I'm using Lucene.net, but I am tagging this question for both .NET and Java versions because the API is the same and I'm hoping there are solutions on both platforms.

I'm sure other people have addressed this issue, but I haven't been able to find any good discussions or examples.

By default, Lucene is very picky about query syntax. For example, I just got the following error:

[ParseException: Cannot parse 'hi there!': Encountered "<EOF>" at line 1, column 9.
Was expecting one of:
    "(" ...
    "*" ...
    <QUOTED> ...
    <TERM> ...
    <PREFIXTERM> ...
    <WILDTERM> ...
    "[" ...
    "{" ...
    <NUMBER> ...
    ]
   Lucene.Net.QueryParsers.QueryParser.Parse(String query) +239

What is the best way to prevent ParseExceptions when processing queries from users? It seems to me that the most usable search interface is one that always executes a query, even if it might be the wrong query.

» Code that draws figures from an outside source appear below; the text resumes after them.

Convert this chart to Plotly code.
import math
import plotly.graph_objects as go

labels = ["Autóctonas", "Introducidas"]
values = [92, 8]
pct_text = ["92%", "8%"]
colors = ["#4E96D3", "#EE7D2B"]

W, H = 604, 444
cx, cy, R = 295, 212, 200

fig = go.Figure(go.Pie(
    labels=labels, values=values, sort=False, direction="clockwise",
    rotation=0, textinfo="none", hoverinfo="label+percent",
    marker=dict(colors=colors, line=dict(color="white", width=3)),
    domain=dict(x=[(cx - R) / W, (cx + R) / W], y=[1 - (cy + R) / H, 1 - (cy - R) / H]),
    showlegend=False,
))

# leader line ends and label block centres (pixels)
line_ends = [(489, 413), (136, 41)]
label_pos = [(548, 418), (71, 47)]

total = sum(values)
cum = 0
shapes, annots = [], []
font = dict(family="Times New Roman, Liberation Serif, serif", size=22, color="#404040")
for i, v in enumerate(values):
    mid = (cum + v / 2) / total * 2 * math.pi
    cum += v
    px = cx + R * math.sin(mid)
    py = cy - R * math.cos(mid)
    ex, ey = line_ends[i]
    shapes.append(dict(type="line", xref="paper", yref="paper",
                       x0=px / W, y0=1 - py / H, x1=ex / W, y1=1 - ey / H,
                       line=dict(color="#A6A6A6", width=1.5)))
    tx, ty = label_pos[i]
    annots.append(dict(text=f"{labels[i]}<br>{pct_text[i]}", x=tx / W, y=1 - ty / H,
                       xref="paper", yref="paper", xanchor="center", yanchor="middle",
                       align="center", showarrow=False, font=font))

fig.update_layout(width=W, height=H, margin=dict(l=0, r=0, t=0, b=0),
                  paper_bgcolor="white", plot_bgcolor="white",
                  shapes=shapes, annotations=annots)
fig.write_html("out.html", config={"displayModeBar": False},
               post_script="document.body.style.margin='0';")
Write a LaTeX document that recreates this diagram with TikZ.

It seems that there are a few possible, and complementary, strategies:

  • "Clean" the query prior to sending it to the QueryProcessor
  • Handle exceptions gracefully
    • Show an intelligent error message to the user
    • Perhaps execute a simpler query, leaving off the erroneous bit

I don't really have any great ideas about how to do any of those strategies. Has anyone else addressed this issue? Are there any "simple" or "graceful" parsers that I don't know about?

6

6 Answers

44
votes

Yo can make Lucene ignore the special characters by sanitizing the query with something like

query = QueryParser.Escape(query)

If you do not want your users to ever use advanced syntax in their queries, you can do this always.

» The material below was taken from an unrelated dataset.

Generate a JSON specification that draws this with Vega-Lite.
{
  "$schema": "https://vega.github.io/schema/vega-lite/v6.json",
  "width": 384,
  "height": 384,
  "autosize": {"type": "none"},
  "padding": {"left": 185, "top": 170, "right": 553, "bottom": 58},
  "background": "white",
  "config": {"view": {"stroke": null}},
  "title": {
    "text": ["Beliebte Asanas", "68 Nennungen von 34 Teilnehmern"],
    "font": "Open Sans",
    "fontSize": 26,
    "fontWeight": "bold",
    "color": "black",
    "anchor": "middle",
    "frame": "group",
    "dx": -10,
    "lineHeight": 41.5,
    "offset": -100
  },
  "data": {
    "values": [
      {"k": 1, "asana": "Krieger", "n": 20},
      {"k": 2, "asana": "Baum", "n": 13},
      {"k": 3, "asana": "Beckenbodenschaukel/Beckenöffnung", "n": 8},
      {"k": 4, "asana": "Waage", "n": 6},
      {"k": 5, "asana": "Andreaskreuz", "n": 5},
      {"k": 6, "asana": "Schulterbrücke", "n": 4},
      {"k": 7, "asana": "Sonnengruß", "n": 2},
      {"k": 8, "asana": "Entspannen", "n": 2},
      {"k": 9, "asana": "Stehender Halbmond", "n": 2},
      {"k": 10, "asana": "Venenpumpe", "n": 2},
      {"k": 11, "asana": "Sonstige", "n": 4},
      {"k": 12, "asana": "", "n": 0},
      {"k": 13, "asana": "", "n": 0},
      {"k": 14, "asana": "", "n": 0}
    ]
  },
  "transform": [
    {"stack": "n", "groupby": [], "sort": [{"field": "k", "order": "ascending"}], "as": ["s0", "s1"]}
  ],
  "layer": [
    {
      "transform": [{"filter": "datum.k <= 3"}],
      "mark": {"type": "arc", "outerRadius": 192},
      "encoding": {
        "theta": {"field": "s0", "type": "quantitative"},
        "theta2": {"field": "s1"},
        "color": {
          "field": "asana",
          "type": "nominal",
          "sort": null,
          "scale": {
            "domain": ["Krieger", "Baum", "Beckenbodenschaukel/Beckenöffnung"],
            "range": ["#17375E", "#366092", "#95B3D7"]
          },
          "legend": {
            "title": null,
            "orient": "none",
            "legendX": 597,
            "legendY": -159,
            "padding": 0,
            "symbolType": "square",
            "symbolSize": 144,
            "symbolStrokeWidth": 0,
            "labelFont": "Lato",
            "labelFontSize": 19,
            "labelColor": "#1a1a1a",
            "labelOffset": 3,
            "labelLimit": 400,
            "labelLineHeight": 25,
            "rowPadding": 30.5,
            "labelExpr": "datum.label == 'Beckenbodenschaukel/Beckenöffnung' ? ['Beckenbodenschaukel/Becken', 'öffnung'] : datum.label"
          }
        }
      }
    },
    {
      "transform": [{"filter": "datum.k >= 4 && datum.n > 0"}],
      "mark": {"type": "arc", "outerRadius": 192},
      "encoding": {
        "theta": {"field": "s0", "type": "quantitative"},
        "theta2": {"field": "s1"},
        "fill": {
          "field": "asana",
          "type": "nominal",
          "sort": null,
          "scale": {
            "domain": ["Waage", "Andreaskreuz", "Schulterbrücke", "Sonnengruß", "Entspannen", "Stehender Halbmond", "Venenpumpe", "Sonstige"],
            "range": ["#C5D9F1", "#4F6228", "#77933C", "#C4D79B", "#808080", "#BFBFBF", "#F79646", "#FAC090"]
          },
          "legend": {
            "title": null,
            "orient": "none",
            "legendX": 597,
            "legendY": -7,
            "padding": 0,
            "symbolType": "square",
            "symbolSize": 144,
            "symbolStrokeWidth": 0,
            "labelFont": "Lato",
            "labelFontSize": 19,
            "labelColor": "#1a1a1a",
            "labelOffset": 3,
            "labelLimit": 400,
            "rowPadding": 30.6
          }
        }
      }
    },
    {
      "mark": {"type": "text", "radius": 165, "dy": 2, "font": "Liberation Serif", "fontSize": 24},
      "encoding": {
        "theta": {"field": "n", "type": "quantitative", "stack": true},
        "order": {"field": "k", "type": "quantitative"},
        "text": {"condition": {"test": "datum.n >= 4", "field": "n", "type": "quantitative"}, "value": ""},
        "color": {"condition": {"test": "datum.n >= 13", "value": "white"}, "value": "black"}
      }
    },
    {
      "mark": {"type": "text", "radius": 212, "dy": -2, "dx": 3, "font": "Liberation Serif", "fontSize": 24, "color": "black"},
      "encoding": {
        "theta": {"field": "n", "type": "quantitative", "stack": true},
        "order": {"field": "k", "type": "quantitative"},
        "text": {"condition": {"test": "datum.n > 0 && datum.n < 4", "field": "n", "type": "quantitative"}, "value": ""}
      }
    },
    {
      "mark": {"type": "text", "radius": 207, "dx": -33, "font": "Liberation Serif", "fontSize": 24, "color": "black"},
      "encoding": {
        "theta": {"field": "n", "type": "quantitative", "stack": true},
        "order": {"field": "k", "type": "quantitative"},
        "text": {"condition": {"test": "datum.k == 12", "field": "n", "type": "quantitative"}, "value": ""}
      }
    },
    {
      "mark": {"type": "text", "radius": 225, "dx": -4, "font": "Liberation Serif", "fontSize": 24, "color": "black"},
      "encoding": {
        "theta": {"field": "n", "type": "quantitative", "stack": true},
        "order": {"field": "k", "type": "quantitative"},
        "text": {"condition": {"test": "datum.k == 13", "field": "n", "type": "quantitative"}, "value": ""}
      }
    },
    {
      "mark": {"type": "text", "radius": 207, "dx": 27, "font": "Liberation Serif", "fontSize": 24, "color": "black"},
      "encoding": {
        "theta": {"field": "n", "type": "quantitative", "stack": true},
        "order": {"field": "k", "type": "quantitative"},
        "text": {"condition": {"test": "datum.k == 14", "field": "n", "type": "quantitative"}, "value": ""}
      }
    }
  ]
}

If you want your users to use advanced syntax but you also want to be more forgiving with the mistakes you should only sanitize after a ParseException has occured.

8
votes

Well, the easiest thing to do would be to give the raw form of the query a shot, and if that fails, fall back to cleaning it up.

Query safe_query_parser(QueryParser qp, String raw_query)
  throws ParseException
{
  Query q;
  try {
    q = qp.parse(raw_query);
  } catch(ParseException e) {
    q = null;
  }
  if(q==null)
    {
      String cooked;
      // consider changing this "" to " "
      cooked = raw_query.replaceAll("[^\w\s]","");
      q = qp.parse(cooked);
    }
  return q;
}

This gives the raw form of the user's query a chance to run, but if parsing fails, we strip everything except letters, numbers, spaces and underscores; then we try again. We still risk throwing ParseException, but we've drastically reduced the odds.

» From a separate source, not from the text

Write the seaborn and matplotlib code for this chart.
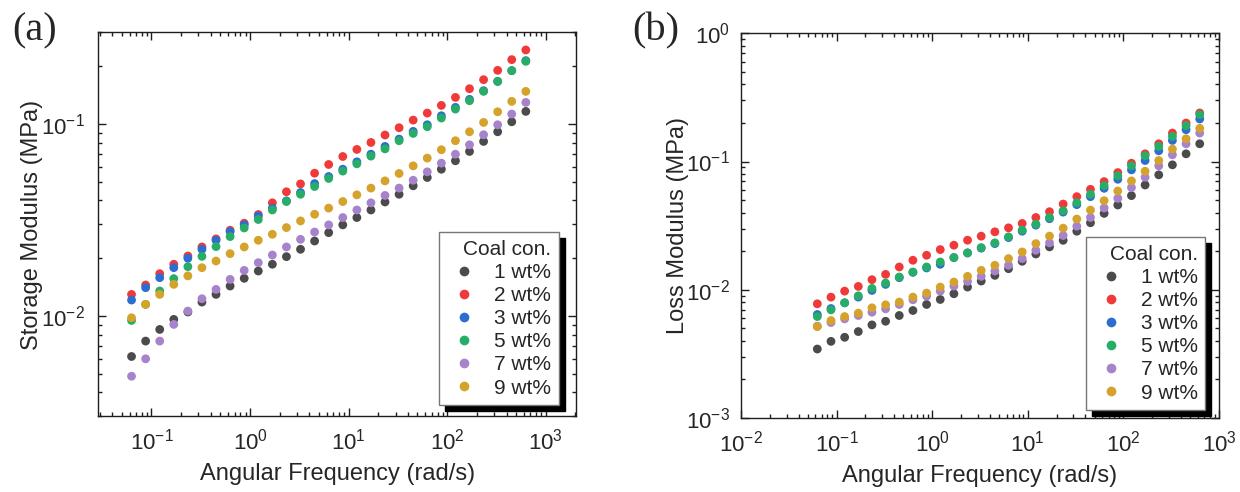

You could also consider tokenizing the user's query yourself, turning each token into a term query, and glomming them together with a BooleanQuery. If you're not really expecting your users to take advantage of the features of the QueryParser, that would be the best bet. You'd be completely(?) robust, and users could search for whatever funny characters will make it through your analyzer

3
votes

FYI... Here is the code I am using for .NET

private Query GetSafeQuery(QueryParser qp, String query)
{
    Query q;
    try 
    {
        q = qp.Parse(query);
    } 

    catch(Lucene.Net.QueryParsers.ParseException e) 
    {
        q = null;
    }

    if(q==null)
    {
        string cooked;

        cooked = Regex.Replace(query, @"[^\w\.@-]", " ");
        q = qp.Parse(cooked);
    }

    return q;
}
1
votes

I'm in the same situation as you.

Here's what I do. I do catch the exception, but only so that I can make the error look prettier. I don't change the text.

I also provide a link to an explanation of the Lucene syntax which I have simplified a little bit:
http://ifdefined.com/btnet/lucene_syntax.html

1
votes

I do not know much about Lucene.net. For general Lucene, I highly recommend the book Lucene in Action. For the question at hand, it depends on your users. There are strong reasons, such as ease of use, security and performance, to limit your users' queries. The book shows ways to parse the queries using a custom parser instead of QueryParser. I second Jay's idea about the BooleanQuery, although you can build stronger queries using a custom parser.

1
votes

If you don't need all Lucene features, you might go better by writing your own query parser. It's not as complicated as it might seem in the first place.